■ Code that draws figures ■

------

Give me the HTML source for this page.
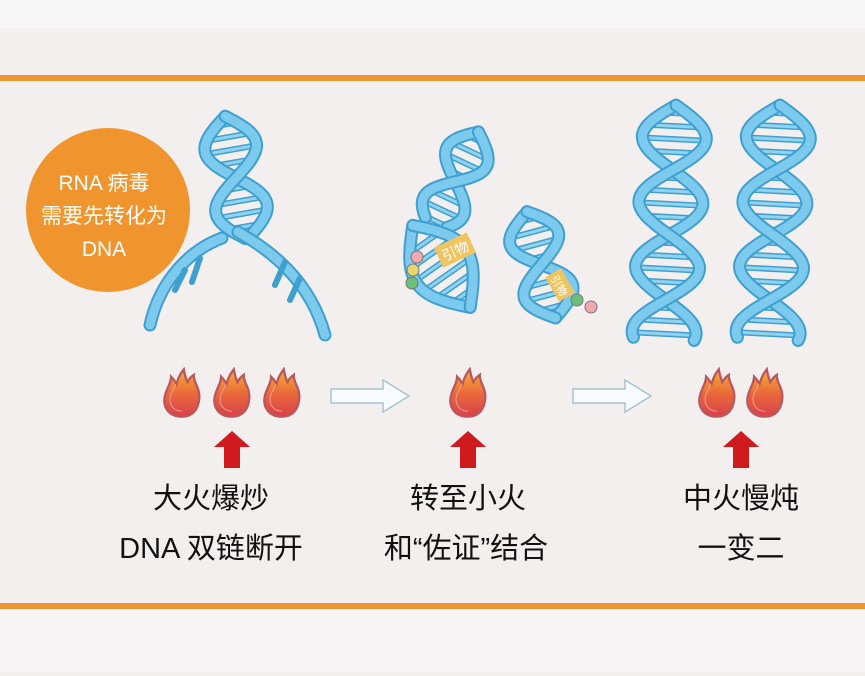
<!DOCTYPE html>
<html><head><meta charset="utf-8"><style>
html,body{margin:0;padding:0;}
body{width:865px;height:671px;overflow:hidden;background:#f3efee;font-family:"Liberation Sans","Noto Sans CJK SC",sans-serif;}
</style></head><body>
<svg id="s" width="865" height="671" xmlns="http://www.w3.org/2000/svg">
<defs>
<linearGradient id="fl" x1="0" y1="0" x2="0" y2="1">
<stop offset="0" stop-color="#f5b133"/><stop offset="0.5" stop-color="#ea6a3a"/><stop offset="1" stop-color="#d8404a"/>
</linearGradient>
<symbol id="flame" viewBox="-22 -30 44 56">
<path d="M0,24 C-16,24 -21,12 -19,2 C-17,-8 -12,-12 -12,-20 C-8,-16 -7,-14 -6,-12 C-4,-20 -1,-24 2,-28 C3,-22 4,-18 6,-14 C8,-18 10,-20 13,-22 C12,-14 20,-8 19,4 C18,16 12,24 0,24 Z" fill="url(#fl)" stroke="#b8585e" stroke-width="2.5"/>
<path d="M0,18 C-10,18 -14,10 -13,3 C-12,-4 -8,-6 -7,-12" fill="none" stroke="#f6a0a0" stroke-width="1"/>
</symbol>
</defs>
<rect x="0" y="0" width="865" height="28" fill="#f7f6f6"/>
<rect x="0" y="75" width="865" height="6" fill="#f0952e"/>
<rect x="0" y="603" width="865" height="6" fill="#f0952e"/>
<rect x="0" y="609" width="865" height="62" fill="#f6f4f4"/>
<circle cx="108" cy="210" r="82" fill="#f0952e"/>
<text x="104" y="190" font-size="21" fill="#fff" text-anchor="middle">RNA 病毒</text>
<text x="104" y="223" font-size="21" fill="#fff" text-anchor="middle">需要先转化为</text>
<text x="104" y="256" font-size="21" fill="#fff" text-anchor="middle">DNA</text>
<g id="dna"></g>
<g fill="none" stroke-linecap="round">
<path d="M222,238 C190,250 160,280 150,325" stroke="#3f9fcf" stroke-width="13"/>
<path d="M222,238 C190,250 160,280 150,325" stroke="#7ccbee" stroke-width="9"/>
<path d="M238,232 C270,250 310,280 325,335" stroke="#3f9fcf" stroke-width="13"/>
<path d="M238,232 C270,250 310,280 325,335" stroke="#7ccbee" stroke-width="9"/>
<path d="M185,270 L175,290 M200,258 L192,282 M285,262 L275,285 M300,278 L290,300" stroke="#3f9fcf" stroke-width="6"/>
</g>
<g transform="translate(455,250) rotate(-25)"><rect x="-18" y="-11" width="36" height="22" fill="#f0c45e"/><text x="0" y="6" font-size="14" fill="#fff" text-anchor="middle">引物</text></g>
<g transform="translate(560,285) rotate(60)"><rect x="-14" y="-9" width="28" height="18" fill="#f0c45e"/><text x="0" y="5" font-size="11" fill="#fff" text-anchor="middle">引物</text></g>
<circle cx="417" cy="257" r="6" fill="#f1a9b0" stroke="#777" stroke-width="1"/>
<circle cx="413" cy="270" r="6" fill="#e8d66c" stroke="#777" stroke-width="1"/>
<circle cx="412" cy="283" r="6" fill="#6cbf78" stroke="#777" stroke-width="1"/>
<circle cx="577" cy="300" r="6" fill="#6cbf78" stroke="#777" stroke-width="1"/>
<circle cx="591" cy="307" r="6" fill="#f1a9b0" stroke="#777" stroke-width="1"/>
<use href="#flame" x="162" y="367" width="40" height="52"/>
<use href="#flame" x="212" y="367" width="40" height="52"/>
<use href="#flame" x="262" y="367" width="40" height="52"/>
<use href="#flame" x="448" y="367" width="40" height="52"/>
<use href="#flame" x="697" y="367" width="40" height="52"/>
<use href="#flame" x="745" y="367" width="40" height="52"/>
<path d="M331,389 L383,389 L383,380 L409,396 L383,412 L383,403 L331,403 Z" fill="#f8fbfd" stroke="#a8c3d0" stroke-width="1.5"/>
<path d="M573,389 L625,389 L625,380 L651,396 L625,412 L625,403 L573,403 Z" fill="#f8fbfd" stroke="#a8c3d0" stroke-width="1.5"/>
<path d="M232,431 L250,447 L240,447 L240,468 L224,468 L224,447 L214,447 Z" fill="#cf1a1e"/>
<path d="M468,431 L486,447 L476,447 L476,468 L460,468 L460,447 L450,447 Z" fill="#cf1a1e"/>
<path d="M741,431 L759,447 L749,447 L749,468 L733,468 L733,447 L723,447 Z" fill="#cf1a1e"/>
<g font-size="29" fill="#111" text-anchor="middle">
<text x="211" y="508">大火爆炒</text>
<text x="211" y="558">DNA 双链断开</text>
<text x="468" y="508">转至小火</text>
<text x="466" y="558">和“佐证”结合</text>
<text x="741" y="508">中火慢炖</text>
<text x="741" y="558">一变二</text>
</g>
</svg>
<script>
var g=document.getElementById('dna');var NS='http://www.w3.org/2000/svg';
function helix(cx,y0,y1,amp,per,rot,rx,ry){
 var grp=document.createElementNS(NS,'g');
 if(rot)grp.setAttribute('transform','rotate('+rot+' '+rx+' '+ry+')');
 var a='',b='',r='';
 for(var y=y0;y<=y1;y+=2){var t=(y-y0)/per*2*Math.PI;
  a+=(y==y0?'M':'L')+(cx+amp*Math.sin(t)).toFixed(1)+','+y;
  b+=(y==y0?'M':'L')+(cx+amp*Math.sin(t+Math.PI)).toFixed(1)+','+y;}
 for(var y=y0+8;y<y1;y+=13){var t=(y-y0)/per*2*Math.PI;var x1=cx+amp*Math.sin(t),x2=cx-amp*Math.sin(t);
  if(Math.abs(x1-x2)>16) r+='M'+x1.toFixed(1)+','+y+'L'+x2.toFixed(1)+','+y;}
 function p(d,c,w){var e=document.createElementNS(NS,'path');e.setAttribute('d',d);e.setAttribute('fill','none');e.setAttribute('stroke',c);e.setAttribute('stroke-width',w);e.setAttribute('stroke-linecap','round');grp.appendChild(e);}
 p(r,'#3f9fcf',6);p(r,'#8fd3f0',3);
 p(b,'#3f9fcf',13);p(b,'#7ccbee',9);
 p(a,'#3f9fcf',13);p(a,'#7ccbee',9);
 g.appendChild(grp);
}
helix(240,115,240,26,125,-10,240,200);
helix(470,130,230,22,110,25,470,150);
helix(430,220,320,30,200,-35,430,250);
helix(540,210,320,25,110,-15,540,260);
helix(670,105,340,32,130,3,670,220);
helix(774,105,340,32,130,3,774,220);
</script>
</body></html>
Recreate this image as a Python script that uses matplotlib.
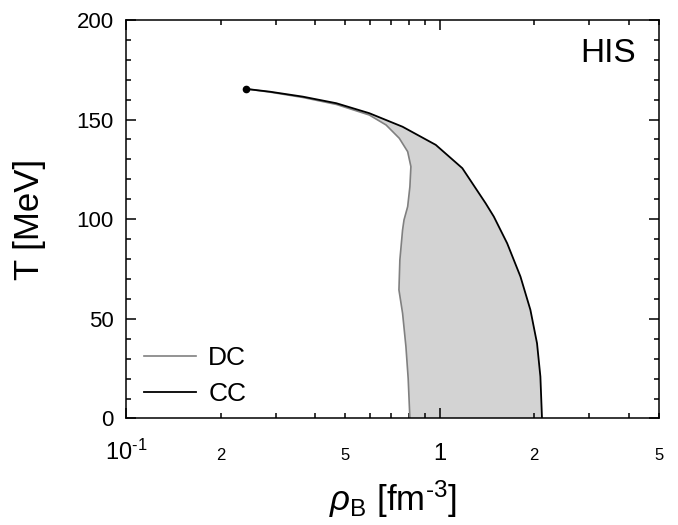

------

■ TASK GOAL ■
Transcribe the whole listing exactly. Pictures are excluded.

■ SOLUTION FOR THIS EXERCISE ■
Give me the HTML source for this page.
<!DOCTYPE html>
<html><head><meta charset="utf-8"><style>
html,body{margin:0;padding:0;}
body{width:865px;height:671px;overflow:hidden;background:#f3efee;font-family:"Liberation Sans","Noto Sans CJK SC",sans-serif;}
</style></head><body>
<svg id="s" width="865" height="671" xmlns="http://www.w3.org/2000/svg">
<defs>
<linearGradient id="fl" x1="0" y1="0" x2="0" y2="1">
<stop offset="0" stop-color="#f5b133"/><stop offset="0.5" stop-color="#ea6a3a"/><stop offset="1" stop-color="#d8404a"/>
</linearGradient>
<symbol id="flame" viewBox="-22 -30 44 56">
<path d="M0,24 C-16,24 -21,12 -19,2 C-17,-8 -12,-12 -12,-20 C-8,-16 -7,-14 -6,-12 C-4,-20 -1,-24 2,-28 C3,-22 4,-18 6,-14 C8,-18 10,-20 13,-22 C12,-14 20,-8 19,4 C18,16 12,24 0,24 Z" fill="url(#fl)" stroke="#b8585e" stroke-width="2.5"/>
<path d="M0,18 C-10,18 -14,10 -13,3 C-12,-4 -8,-6 -7,-12" fill="none" stroke="#f6a0a0" stroke-width="1"/>
</symbol>
</defs>
<rect x="0" y="0" width="865" height="28" fill="#f7f6f6"/>
<rect x="0" y="75" width="865" height="6" fill="#f0952e"/>
<rect x="0" y="603" width="865" height="6" fill="#f0952e"/>
<rect x="0" y="609" width="865" height="62" fill="#f6f4f4"/>
<circle cx="108" cy="210" r="82" fill="#f0952e"/>
<text x="104" y="190" font-size="21" fill="#fff" text-anchor="middle">RNA 病毒</text>
<text x="104" y="223" font-size="21" fill="#fff" text-anchor="middle">需要先转化为</text>
<text x="104" y="256" font-size="21" fill="#fff" text-anchor="middle">DNA</text>
<g id="dna"></g>
<g fill="none" stroke-linecap="round">
<path d="M222,238 C190,250 160,280 150,325" stroke="#3f9fcf" stroke-width="13"/>
<path d="M222,238 C190,250 160,280 150,325" stroke="#7ccbee" stroke-width="9"/>
<path d="M238,232 C270,250 310,280 325,335" stroke="#3f9fcf" stroke-width="13"/>
<path d="M238,232 C270,250 310,280 325,335" stroke="#7ccbee" stroke-width="9"/>
<path d="M185,270 L175,290 M200,258 L192,282 M285,262 L275,285 M300,278 L290,300" stroke="#3f9fcf" stroke-width="6"/>
</g>
<g transform="translate(455,250) rotate(-25)"><rect x="-18" y="-11" width="36" height="22" fill="#f0c45e"/><text x="0" y="6" font-size="14" fill="#fff" text-anchor="middle">引物</text></g>
<g transform="translate(560,285) rotate(60)"><rect x="-14" y="-9" width="28" height="18" fill="#f0c45e"/><text x="0" y="5" font-size="11" fill="#fff" text-anchor="middle">引物</text></g>
<circle cx="417" cy="257" r="6" fill="#f1a9b0" stroke="#777" stroke-width="1"/>
<circle cx="413" cy="270" r="6" fill="#e8d66c" stroke="#777" stroke-width="1"/>
<circle cx="412" cy="283" r="6" fill="#6cbf78" stroke="#777" stroke-width="1"/>
<circle cx="577" cy="300" r="6" fill="#6cbf78" stroke="#777" stroke-width="1"/>
<circle cx="591" cy="307" r="6" fill="#f1a9b0" stroke="#777" stroke-width="1"/>
<use href="#flame" x="162" y="367" width="40" height="52"/>
<use href="#flame" x="212" y="367" width="40" height="52"/>
<use href="#flame" x="262" y="367" width="40" height="52"/>
<use href="#flame" x="448" y="367" width="40" height="52"/>
<use href="#flame" x="697" y="367" width="40" height="52"/>
<use href="#flame" x="745" y="367" width="40" height="52"/>
<path d="M331,389 L383,389 L383,380 L409,396 L383,412 L383,403 L331,403 Z" fill="#f8fbfd" stroke="#a8c3d0" stroke-width="1.5"/>
<path d="M573,389 L625,389 L625,380 L651,396 L625,412 L625,403 L573,403 Z" fill="#f8fbfd" stroke="#a8c3d0" stroke-width="1.5"/>
<path d="M232,431 L250,447 L240,447 L240,468 L224,468 L224,447 L214,447 Z" fill="#cf1a1e"/>
<path d="M468,431 L486,447 L476,447 L476,468 L460,468 L460,447 L450,447 Z" fill="#cf1a1e"/>
<path d="M741,431 L759,447 L749,447 L749,468 L733,468 L733,447 L723,447 Z" fill="#cf1a1e"/>
<g font-size="29" fill="#111" text-anchor="middle">
<text x="211" y="508">大火爆炒</text>
<text x="211" y="558">DNA 双链断开</text>
<text x="468" y="508">转至小火</text>
<text x="466" y="558">和“佐证”结合</text>
<text x="741" y="508">中火慢炖</text>
<text x="741" y="558">一变二</text>
</g>
</svg>
<script>
var g=document.getElementById('dna');var NS='http://www.w3.org/2000/svg';
function helix(cx,y0,y1,amp,per,rot,rx,ry){
 var grp=document.createElementNS(NS,'g');
 if(rot)grp.setAttribute('transform','rotate('+rot+' '+rx+' '+ry+')');
 var a='',b='',r='';
 for(var y=y0;y<=y1;y+=2){var t=(y-y0)/per*2*Math.PI;
  a+=(y==y0?'M':'L')+(cx+amp*Math.sin(t)).toFixed(1)+','+y;
  b+=(y==y0?'M':'L')+(cx+amp*Math.sin(t+Math.PI)).toFixed(1)+','+y;}
 for(var y=y0+8;y<y1;y+=13){var t=(y-y0)/per*2*Math.PI;var x1=cx+amp*Math.sin(t),x2=cx-amp*Math.sin(t);
  if(Math.abs(x1-x2)>16) r+='M'+x1.toFixed(1)+','+y+'L'+x2.toFixed(1)+','+y;}
 function p(d,c,w){var e=document.createElementNS(NS,'path');e.setAttribute('d',d);e.setAttribute('fill','none');e.setAttribute('stroke',c);e.setAttribute('stroke-width',w);e.setAttribute('stroke-linecap','round');grp.appendChild(e);}
 p(r,'#3f9fcf',6);p(r,'#8fd3f0',3);
 p(b,'#3f9fcf',13);p(b,'#7ccbee',9);
 p(a,'#3f9fcf',13);p(a,'#7ccbee',9);
 g.appendChild(grp);
}
helix(240,115,240,26,125,-10,240,200);
helix(470,130,230,22,110,25,470,150);
helix(430,220,320,30,200,-35,430,250);
helix(540,210,320,25,110,-15,540,260);
helix(670,105,340,32,130,3,670,220);
helix(774,105,340,32,130,3,774,220);
</script>
</body></html>
Recreate this image as a Python script that uses matplotlib.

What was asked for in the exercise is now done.